Kendrick has been durable during his career, making 30 or more starts in four of his seven full seasons. Two of the seasons he didn’t reach that mark, he pitched out of the bullpen for part of the year, and last year he fell three starts short. Kendrick has never had a FIP lower than 4.02, except when he threw just 26.1 innings during the 2009 season, spending most of that year in AAA. More on this shortly.
Pirates have expressed interest in free-agent righty Kyle Kendrick, according to a source with knowledge of the situation.
— Bill Brink (@Bill_Brink2) December 8, 2015
UPDATE 2:28 PM: Analysis from Tim Williams…
The other reclamation projects have made sense, as you could point to a year where they pitched like a number three starter or better, and hope to get them back to that point. Technically, Kendrick would be a reclamation project, but he’s more along the lines of a Vance Worley or Clayton Richard project, where you hope to add back of the rotation depth, rather than finding the next surprise middle to top of the rotation starter. If Ray Searage could do that with Kendrick, then maybe the “have pitchers pay the Pirates to play in Pittsburgh” idea would have to become a reality.

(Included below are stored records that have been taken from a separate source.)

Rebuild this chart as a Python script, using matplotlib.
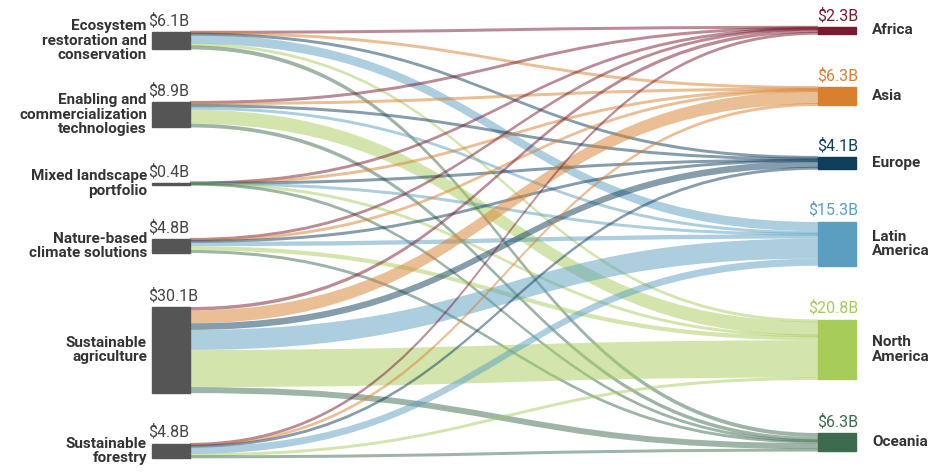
import numpy as np
import matplotlib.pyplot as plt
from matplotlib.path import Path
import matplotlib.patches as mpatches

plt.rcParams['font.family'] = ['Roboto', 'DejaVu Sans']

# sources and destinations
sources = ["Ecosystem\nrestoration and\nconservation", "Enabling and\ncommercialization\ntechnologies",
           "Mixed landscape\nportfolio", "Nature-based\nclimate solutions", "Sustainable\nagriculture",
           "Sustainable\nforestry"]
src_vals = ["$6.1B", "$8.9B", "$0.4B", "$4.8B", "$30.1B", "$4.8B"]
regions = ["Africa", "Asia", "Europe", "Latin\nAmerica", "North\nAmerica", "Oceania"]
reg_vals = ["$2.3B", "$6.3B", "$4.1B", "$15.3B", "$20.8B", "$6.3B"]
reg_colors = ["#7a1a2e", "#d9802e", "#0f3d5c", "#5b9ec0", "#a8cc5a", "#3d6b4f"]

# flows (billions), rows = sources, cols = regions (estimated)
flows = np.array([
    [0.2, 0.4, 0.3, 3.2, 0.6, 1.4],
    [0.3, 0.6, 0.8, 1.0, 4.9, 1.3],
    [0.05, 0.05, 0.05, 0.1, 0.1, 0.05],
    [0.3, 0.4, 0.3, 1.5, 1.5, 0.8],
    [1.2, 4.5, 2.3, 7.0, 13.0, 2.1],
    [0.25, 0.35, 0.35, 2.5, 0.7, 0.65],
])

scale = 2.86  # px per billion
left_top = [32, 102, 183, 239, 307, 444]
right_top = [27, 87, 157, 222, 320, 433]
xl0, xl1 = 152, 190
xr0, xr1 = 818, 856
min_h = 3.0

fig = plt.figure(figsize=(9.36, 4.74), dpi=100)
ax = fig.add_axes([0, 0, 1, 1])
ax.set_xlim(0, 936)
ax.set_ylim(474, 0)
ax.axis('off')

# right node offsets ordered by source, left by destination
dst_pos = np.zeros_like(flows)
for j in range(len(regions)):
    y = right_top[j]
    for i in range(len(sources)):
        dst_pos[i, j] = y
        y += flows[i, j] * scale
src_pos = np.zeros_like(flows)
for i in range(len(sources)):
    y = left_top[i]
    for j in range(len(regions)):
        src_pos[i, j] = y
        y += flows[i, j] * scale

xm = (xl1 + xr0) / 2
for i in range(len(sources)):
    for j in range(len(regions)):
        h = flows[i, j] * scale
        hd = max(h, min_h)
        y0 = src_pos[i, j] + h / 2 - hd / 2
        y1 = dst_pos[i, j] + h / 2 - hd / 2
        verts = [(xl1, y0), (xm, y0), (xm, y1), (xr0, y1),
                 (xr0, y1 + hd), (xm, y1 + hd), (xm, y0 + hd), (xl1, y0 + hd), (xl1, y0)]
        codes = [Path.MOVETO, Path.CURVE4, Path.CURVE4, Path.CURVE4,
                 Path.LINETO, Path.CURVE4, Path.CURVE4, Path.CURVE4, Path.CLOSEPOLY]
        ax.add_patch(mpatches.PathPatch(Path(verts, codes), fc=reg_colors[j], ec='none', alpha=0.5))

for i, name in enumerate(sources):
    h = flows[i].sum() * scale
    ax.add_patch(mpatches.Rectangle((xl0, left_top[i]), xl1 - xl0, max(h, 2), color='#555555', zorder=3))
    ax.text(147, left_top[i] + h / 2, name, ha='right', va='center', fontsize=11,
            fontweight='bold', color='#333333', linespacing=1.05)
    ax.text(xl0 - 4, left_top[i] - 4, src_vals[i], ha='left', va='bottom', fontsize=11.5, color='#444444')

for j, name in enumerate(regions):
    h = flows[:, j].sum() * scale
    ax.add_patch(mpatches.Rectangle((xr0, right_top[j]), xr1 - xr0, h, color=reg_colors[j], zorder=3))
    ax.text(xr1 + 16, right_top[j] + h / 2, name, ha='left', va='center', fontsize=11,
            fontweight='bold', color='#333333', linespacing=1.05)
    ax.text(xr1 + 2, right_top[j] - 4, reg_vals[j], ha='right', va='bottom', fontsize=11.5, color=reg_colors[j])

fig.savefig('out.png', dpi=100)
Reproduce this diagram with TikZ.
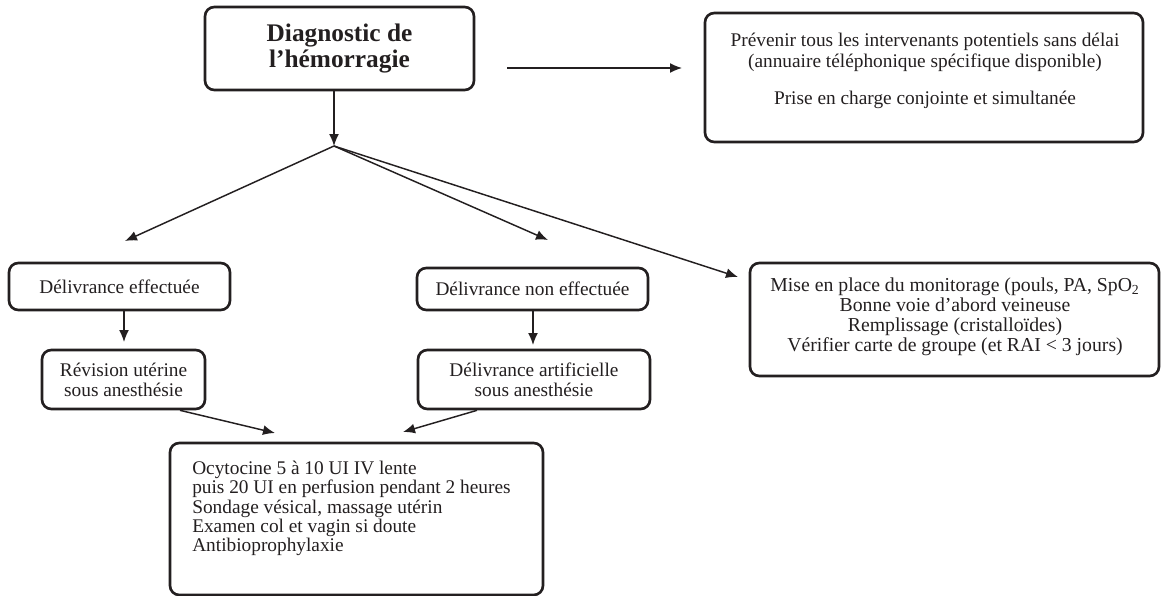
\documentclass[tikz,border=0pt]{standalone}
\usepackage{fontspec}
\setmainfont{Liberation Serif}
\usetikzlibrary{arrows.meta,calc}
\definecolor{ink}{HTML}{231F20}
\begin{document}
\begin{tikzpicture}[x=0.75pt,y=-0.75pt,
  box/.style={draw=ink, line width=2pt, rounded corners=7pt, inner sep=0pt, text=ink, align=center,
    font=\fontsize{14.5}{15}\selectfont},
  txt/.style={text=ink, inner sep=0pt, font=\fontsize{14.5}{15}\selectfont},
  arr/.style={draw=ink, line width=1.1pt, -{Latex[length=9pt,width=7.5pt]}}]
\useasboundingbox (0,0) rectangle (1161,596);

% boxes
\node[box, minimum width=269*0.75pt, minimum height=83*0.75pt,
      font=\fontsize{19}{20}\selectfont\bfseries] (diag) at (339.5,48.5)
      {Diagnostic de\\l’hémorragie};
\node[box, minimum width=438*0.75pt, minimum height=129*0.75pt] (prev) at (924,77.5) {};
\node[txt, align=center, font=\fontsize{14.5}{15.75}\selectfont] (prevt) at (925,71)
      {Prévenir tous les intervenants potentiels sans délai\\
       (annuaire téléphonique spécifique disponible)\\[12pt]
       Prise en charge conjointe et simultanée};
\node[box, minimum width=221*0.75pt, minimum height=47*0.75pt] (deff) at (119.5,286.5)
      {Délivrance effectuée};
\node[box, minimum width=163*0.75pt, minimum height=59*0.75pt] (rev) at (123.5,379.5)
      {Révision utérine\\sous anesthésie};
\node[box, minimum width=231*0.75pt, minimum height=42*0.75pt] (dnon) at (532.5,289)
      {Délivrance non effectuée};
\node[box, minimum width=232*0.75pt, minimum height=59*0.75pt] (dart) at (534,379.5)
      {Délivrance artificielle\\sous anesthésie};
\node[box, minimum width=409*0.75pt, minimum height=113*0.75pt] (mise) at (954.5,319.5) {};
\node[txt, align=center, font=\fontsize{14.8}{15}\selectfont] (miset) at (955,317)
      {Mise en place du monitorage (pouls, PA, SpO\textsubscript{2}\\
       Bonne voie d’abord veineuse\\
       Remplissage (cristalloïdes)\\
       Vérifier carte de groupe (et RAI < 3 jours)};
\node[box, minimum width=373*0.75pt, minimum height=152*0.75pt] (ocy) at (356.5,519) {};
\node[txt, align=left, anchor=west, font=\fontsize{14.5}{14.5}\selectfont] (ocyt) at (192,508.5)
      {Ocytocine 5 à 10 UI IV lente\\
       puis 20 UI en perfusion pendant 2 heures\\
       Sondage vésical, massage utérin\\
       Examen col et vagin si doute\\
       Antibioprophylaxie};

% coordinates for free arrow ends
\coordinate (br) at (334,146);
\coordinate (hs) at (507,68);
\coordinate (he) at (682,68);
\coordinate (tl) at (125,241);
\coordinate (tm) at (548,240);
\coordinate (tr) at (738,277);
\coordinate (t1) at (124,342);
\coordinate (t2) at (533,345);
\coordinate (t3) at (275,433);
\coordinate (t4) at (403,432);

% connectors
\draw[arr] (diag.south -| br) -- (br);
\draw[arr] (hs) -- (he);
\draw[arr] (br) -- (tl);
\draw[arr] (br) -- (tm);
\draw[arr] (br) -- (tr);
\draw[arr] (deff.south -| t1) -- (t1);
\draw[arr] (dnon.south -| t2) -- (t2);
\draw[arr] ($(rev.south)+(56.5,0)$) -- (t3);
\draw[arr] ($(dart.south)+(-57,0)$) -- (t4);
\end{tikzpicture}
\end{document}
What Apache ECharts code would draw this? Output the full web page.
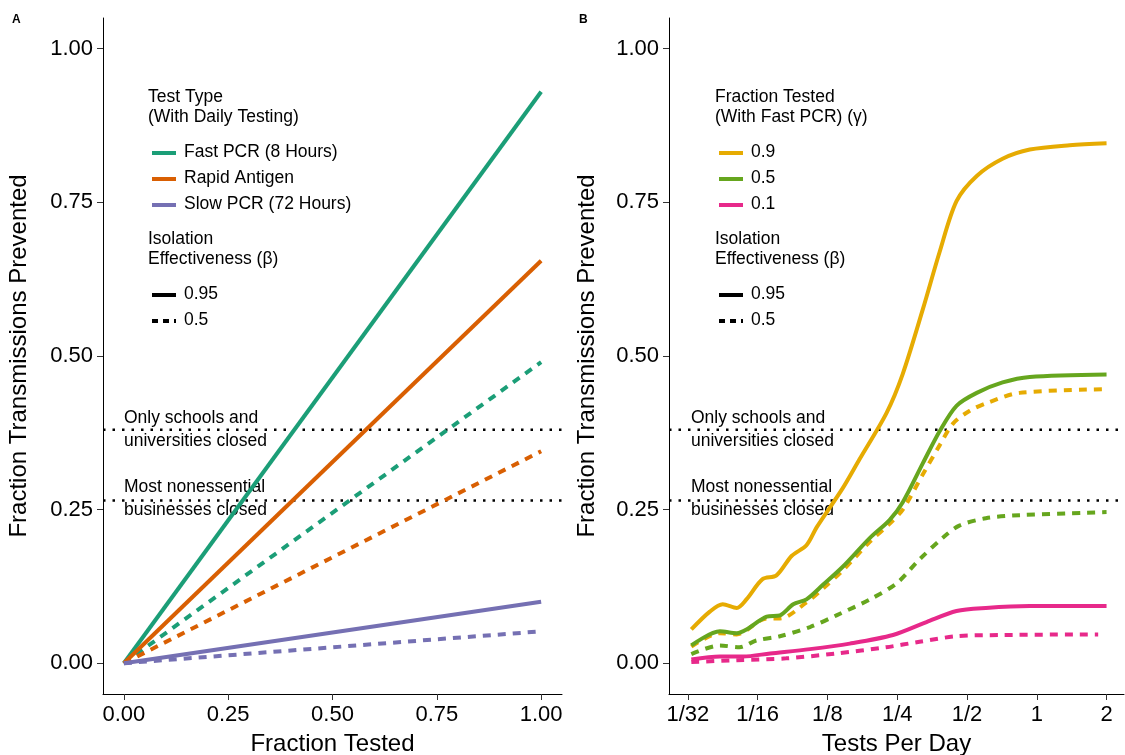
<!DOCTYPE html>
<html><head><meta charset="utf-8">
<script src="https://cdn.jsdelivr.net/npm/echarts@6/dist/echarts.min.js"></script>
<style>html,body{margin:0;padding:0;background:#fff}#c{width:1125px;height:755px}</style>
</head><body><div id="c"></div>
<script>
// Panel A: end values at fraction tested = 1 (lines start at 0)
const fracTested = [0, 1];
const fastPCR95 = [0, 0.93], fastPCR50 = [0, 0.49];
const antigen95 = [0, 0.655], antigen50 = [0, 0.345];
const slowPCR95 = [0, 0.10], slowPCR50 = [0, 0.052];
// Panel B: x is log2(tests per day)
const g09s_x = [-4.95,-4.685,-4.5,-4.3,-4.16,-3.93,-3.73,-3.51,-3.3,-3.15,-2.78,-2.54,-2.15,-1.92,-1.63,-1.39,-1.15,-0.86,-0.49,-0.1,0.47,1.0];
const g09s_y = [0.055,0.084,0.096,0.090,0.104,0.137,0.143,0.175,0.192,0.222,0.285,0.332,0.408,0.471,0.577,0.670,0.752,0.793,0.821,0.836,0.843,0.846];
const g09d_x = [-4.95,-4.54,-4.3,-3.87,-3.68,-3.3,-3.06,-2.78,-2.39,-2.11,-1.92,-1.63,-1.39,-1.2,-0.96,-0.68,-0.25,1.0];
const g09d_y = [0.027,0.049,0.047,0.073,0.073,0.099,0.122,0.151,0.198,0.227,0.250,0.308,0.355,0.390,0.411,0.425,0.440,0.446];
const g05s_x = [-4.95,-4.54,-4.3,-4.16,-3.87,-3.68,-3.49,-3.3,-3.06,-2.78,-2.39,-2.11,-1.92,-1.63,-1.39,-1.15,-0.86,-0.49,-0.1,1.0];
const g05s_y = [0.029,0.052,0.049,0.055,0.076,0.078,0.096,0.104,0.128,0.157,0.204,0.233,0.262,0.326,0.378,0.419,0.440,0.457,0.466,0.470];
const g05d_x = [-4.95,-4.54,-4.26,-4.02,-3.68,-3.25,-2.87,-2.39,-2.01,-1.68,-1.35,-1.11,-0.73,-0.25,1.0];
const g05d_y = [0.015,0.029,0.026,0.037,0.044,0.059,0.078,0.104,0.130,0.169,0.204,0.224,0.236,0.241,0.246];
const g01s_x = [-4.95,-4.54,-4.21,-3.82,-3.25,-2.68,-2.06,-1.58,-1.15,-0.73,-0.1,1.0];
const g01s_y = [0.006,0.011,0.011,0.016,0.023,0.032,0.046,0.067,0.085,0.090,0.093,0.093];
const g01d_x = [-4.95,-4.3,-3.59,-2.87,-2.16,-1.68,-1.15,-0.49,0.88];
const g01d_y = [0.002,0.005,0.008,0.016,0.026,0.035,0.044,0.046,0.047];
const xTicksA = [0,0.25,0.5,0.75,1];
const yTicks = [0,0.25,0.5,0.75,1];
const xTicksB = [-5,-4,-3,-2,-1,0,1];
const xTickLabelsB = ['1/32','1/16','1/8','1/4','1/2','1','2'];
const refLevels = [0.38, 0.265];
const refText = [['Only schools and','universities closed'],['Most nonessential','businesses closed']];

const zip = (xs, ys) => xs.map((x, i) => [x, ys[i]]);
const F = 'Liberation Sans, Arial, sans-serif';
const dash = [8, 7];
function mkSeries(name, data, color, dashed, idx) {
  return {type:'line', name, data, xAxisIndex:idx, yAxisIndex:idx, symbol:'none', smooth: idx===1 ? 0.3 : false,
    lineStyle:{color, width:4, type: dashed ? dash : 'solid', cap:'butt'}, z:3};
}
function refSeries(idx, xmin, xmax) {
  return refLevels.map(v => ({type:'line', data:[[xmin,v],[xmax,v]], xAxisIndex:idx, yAxisIndex:idx, symbol:'none',
    lineStyle:{color:'#000', width:2.5, type:[2.5,7]}, z:2, silent:true}));
}
const axisCommon = {axisLine:{show:true, onZero:false, lineStyle:{color:'#000', width:1}}, splitLine:{show:false},
  axisTick:{show:true, length:6, lineStyle:{color:'#333'}}, axisLabel:{color:'#000', fontSize:22, fontFamily:F}};
const yAxisOf = idx => Object.assign({}, axisCommon, {type:'value', gridIndex:idx, min:-0.05, max:1.05,
  name:'Fraction Transmissions Prevented', nameLocation:'middle', nameGap:idx?70:72,
  nameTextStyle:{fontSize:24, fontFamily:F, color:'#000'},
  axisTick:{show:true, length:6, customValues:yTicks, lineStyle:{color:'#333'}},
  axisLabel:{color:'#000', fontSize:22, fontFamily:F, customValues:yTicks, formatter:v=>v.toFixed(2), margin:10}});

const graphic = [];
const FS = 17.5;
function txt(x, y, t, size, extra) {
  graphic.push({type:'text', left:x, top:y, style:Object.assign({text:t, font:`${size}px ${F}`, fill:'#000'}, extra||{})});
}
function seg(x, y, color, dashed) {
  graphic.push({type:'line', shape:{x1:x, y1:y, x2:x+24, y2:y}, style:{stroke:color, lineWidth:4, lineDash: dashed ? [6,5] : null}});
}
txt(12, 14, 'A', 15, {fontWeight:'bold'}); txt(579, 14, 'B', 15, {fontWeight:'bold'});
function legend(ox, t1, t2, items) {
  txt(ox, 88, t1, FS); txt(ox, 108, t2, FS);
  items.forEach((it, i) => { seg(ox+4, 153+26*i, it[1], false); txt(ox+36, 143+26*i, it[0], FS); });
  txt(ox, 230, 'Isolation', FS); txt(ox, 250, 'Effectiveness (β)', FS);
  seg(ox+4, 295, '#000', false); txt(ox+36, 285, '0.95', FS);
  seg(ox+4, 321, '#000', true); txt(ox+36, 311, '0.5', FS);
}
legend(148, 'Test Type', '(With Daily Testing)', [['Fast PCR (8 Hours)','#1b9e77'],['Rapid Antigen','#d95f02'],['Slow PCR (72 Hours)','#7570b3']]);
legend(715, 'Fraction Tested', '(With Fast PCR) (γ)', [['0.9','#e6ab02'],['0.5','#66a61e'],['0.1','#e7298a']]);
[124, 691].forEach(x => {
  txt(x, 409, refText[0][0], FS); txt(x, 432, refText[0][1], FS);
  txt(x, 478, refText[1][0], FS); txt(x, 501, refText[1][1], FS);
});

const chart = echarts.init(document.getElementById('c'));
chart.setOption({
  animation:false, backgroundColor:'#fff',
  grid:[{left:103, width:459, top:18, bottom:61, outerBoundsMode:'none'}, {left:669, width:455, top:18, bottom:61, outerBoundsMode:'none'}],
  xAxis:[
    Object.assign({}, axisCommon, {type:'value', gridIndex:0, min:-0.05, max:1.05, name:'Fraction Tested', nameLocation:'middle', nameGap:38,
      nameTextStyle:{fontSize:24, fontFamily:F, color:'#000'},
      axisTick:{show:true, length:6, customValues:xTicksA, lineStyle:{color:'#333'}},
      axisLabel:{color:'#000', fontSize:22, fontFamily:F, customValues:xTicksA, formatter:v=>v.toFixed(2), margin:10}}),
    Object.assign({}, axisCommon, {type:'value', gridIndex:1, min:-5.27, max:1.25, name:'Tests Per Day', nameLocation:'middle', nameGap:38,
      nameTextStyle:{fontSize:24, fontFamily:F, color:'#000'},
      axisTick:{show:true, length:6, customValues:xTicksB, lineStyle:{color:'#333'}},
      axisLabel:{color:'#000', fontSize:22, fontFamily:F, customValues:xTicksB, formatter:v=>xTickLabelsB[xTicksB.indexOf(Math.round(v))], margin:10}})
  ],
  yAxis:[yAxisOf(0), yAxisOf(1)],
  series:[
    ...refSeries(0, -0.05, 1.05), ...refSeries(1, -5.27, 1.25),
    mkSeries('fp95', zip(fracTested, fastPCR95), '#1b9e77', false, 0),
    mkSeries('fp50', zip(fracTested, fastPCR50), '#1b9e77', true, 0),
    mkSeries('ra95', zip(fracTested, antigen95), '#d95f02', false, 0),
    mkSeries('ra50', zip(fracTested, antigen50), '#d95f02', true, 0),
    mkSeries('sp95', zip(fracTested, slowPCR95), '#7570b3', false, 0),
    mkSeries('sp50', zip(fracTested, slowPCR50), '#7570b3', true, 0),
    mkSeries('g01d', zip(g01d_x, g01d_y), '#e7298a', true, 1),
    mkSeries('g01s', zip(g01s_x, g01s_y), '#e7298a', false, 1),
    mkSeries('g05d', zip(g05d_x, g05d_y), '#66a61e', true, 1),
    mkSeries('g09d', zip(g09d_x, g09d_y), '#e6ab02', true, 1),
    mkSeries('g05s', zip(g05s_x, g05s_y), '#66a61e', false, 1),
    mkSeries('g09s', zip(g09s_x, g09s_y), '#e6ab02', false, 1)
  ],
  graphic
});
</script></body></html>
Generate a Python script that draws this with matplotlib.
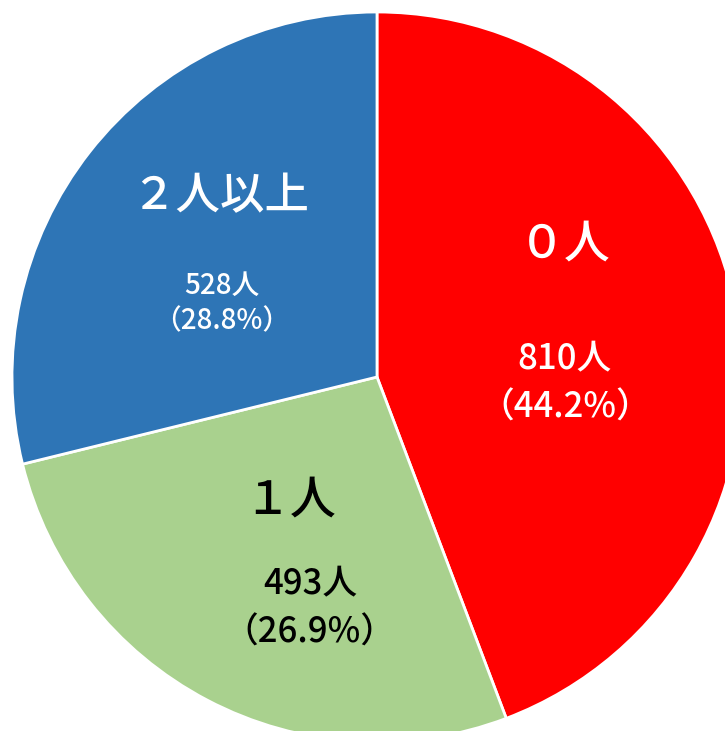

Kendrick has had some decent groundball rates in his career, but has reduced the usage of his sinker the last two years, and saw that ground ball rate drop to well below average in 2015. He’s never really posted dominant strikeout numbers, but also doesn’t have poor control. At best, he’s a strong number four starter, and at worst he’s a guy who should be used as depth out of Triple-A.
There are scenarios where Kendrick would make sense for the Pirates. The most unlikely scenario would be if he was willing to accept a minor league deal and work on getting back on track in Triple-A. This seems unlikely due to his name value, but it also seems unlikely to work for the Pirates because they no longer have Jim Benedict available to work with guys like this in extended Spring Training in April. The other scenario would be if they traded Charlie Morton or Jeff Locke, they could bring Kendrick in as a replacement, since they would need more than one starter.
At this point, I don’t really question the pitching moves the Pirates make, but Kendrick isn’t an appealing option on the surface.